Many ex-pat properties on the Côte are mortgage free of course with people selling up in the UK and downsizing when they retire out here so they’re not particularly interested in what house prices are doing – it’s their heirs who will benefit from any rise in the value of their parents’ bricks and mortar. Despite this legacy for their kids (in France you have to leave your property to your children), many couples would prefer that prices do not rise, as France has a wealth tax which kicks in at quite a low level so the lower the value of your property, the less tax you need to pay.
But of course, human nature as it is, house prices do come up in conversation quite often, especially when friends you know are trying to sell, or buy, but down here it’s quite easy to work out how much a house is worth. You take the square metres of living space and multiply it by the value for your area and away from the coast there is a uniformity of sorts in that most decent properties are worth around €5,000 per square metre.
On the coast in say Cannes or Juan les Pins, the price can rise to €6,000 and even €7,000 per square metre, but in those cases you are paying for the view of the sea and the caché of being where the action is.
|A Room With a View in Monaco|
Of course, Monaco is in a different league where square metreage is almost irrelevant, with even a modest one bedroom apartment raking in a cool €1 million and that’s without a view of the harbour. A view of boats bobbing up and down uplifts it by 50% and another 50% is added if you can see the Palace. It’s all to do with tax of course, or no tax to be precise and therefore the sums are easy: work in Monaco, pay a one-time hit for an apartment (there are very few houses) at a cool €45,000 per square metre and pay no income tax for ever – well as long as you live there.

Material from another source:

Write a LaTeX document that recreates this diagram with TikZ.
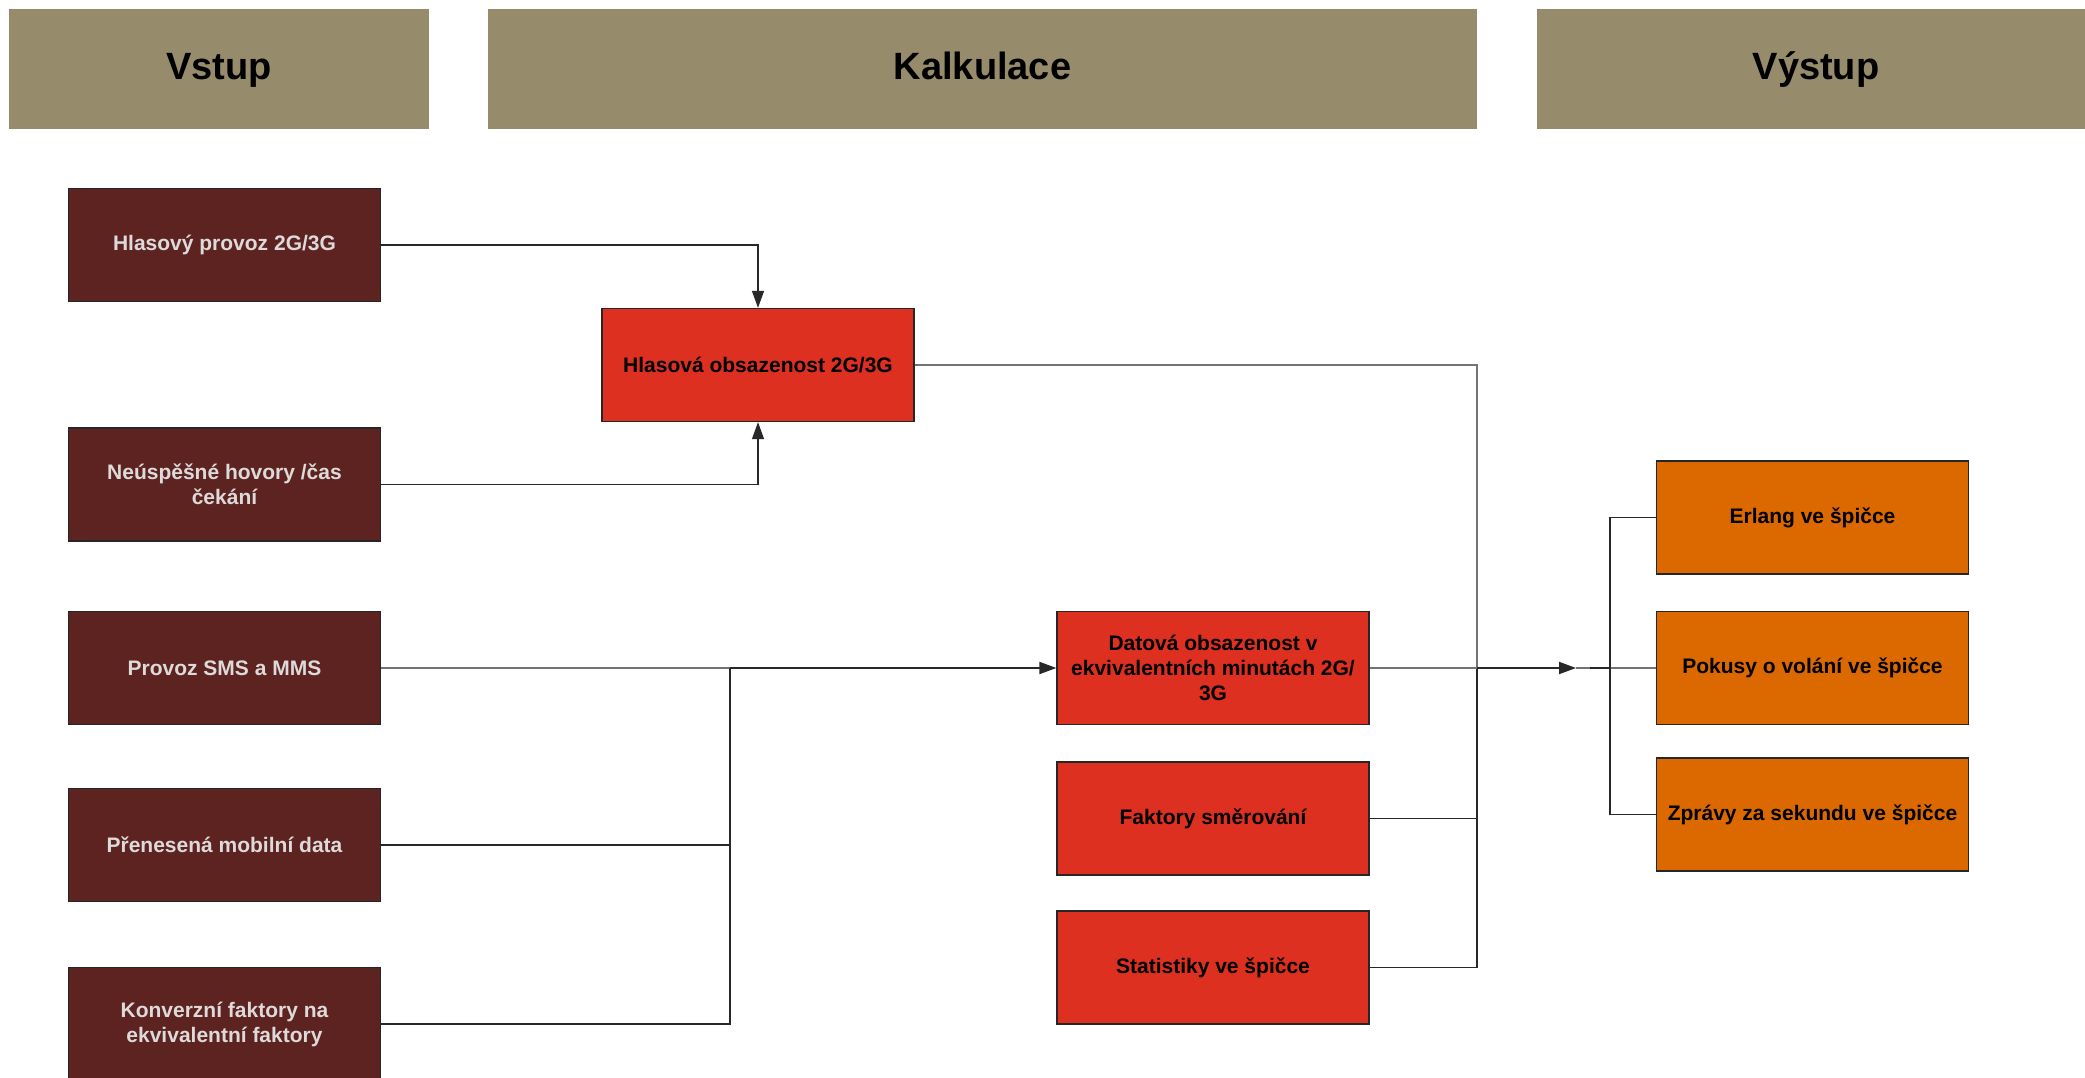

|Cap Ferrat - My Ideal Spot|
Not far behind is Cap Ferrat where there are fewer apartments but fabulous villas all over the promontory. The price of a square metre in Cap Ferrat according to Chesterton Humberts (the up-market estate agents) is around €32,000 which means if I could move my house down there (a landslip maybe?) it’d be worth a fortune.
But then, once we’ve finished discussing house prices, we move on to estate agents who charge a staggering 6% for selling a house and sometimes on a first viewing. Even down here, estate agents are the scourge – especially when they pick up €60,000 for what seems like 5 minutes work!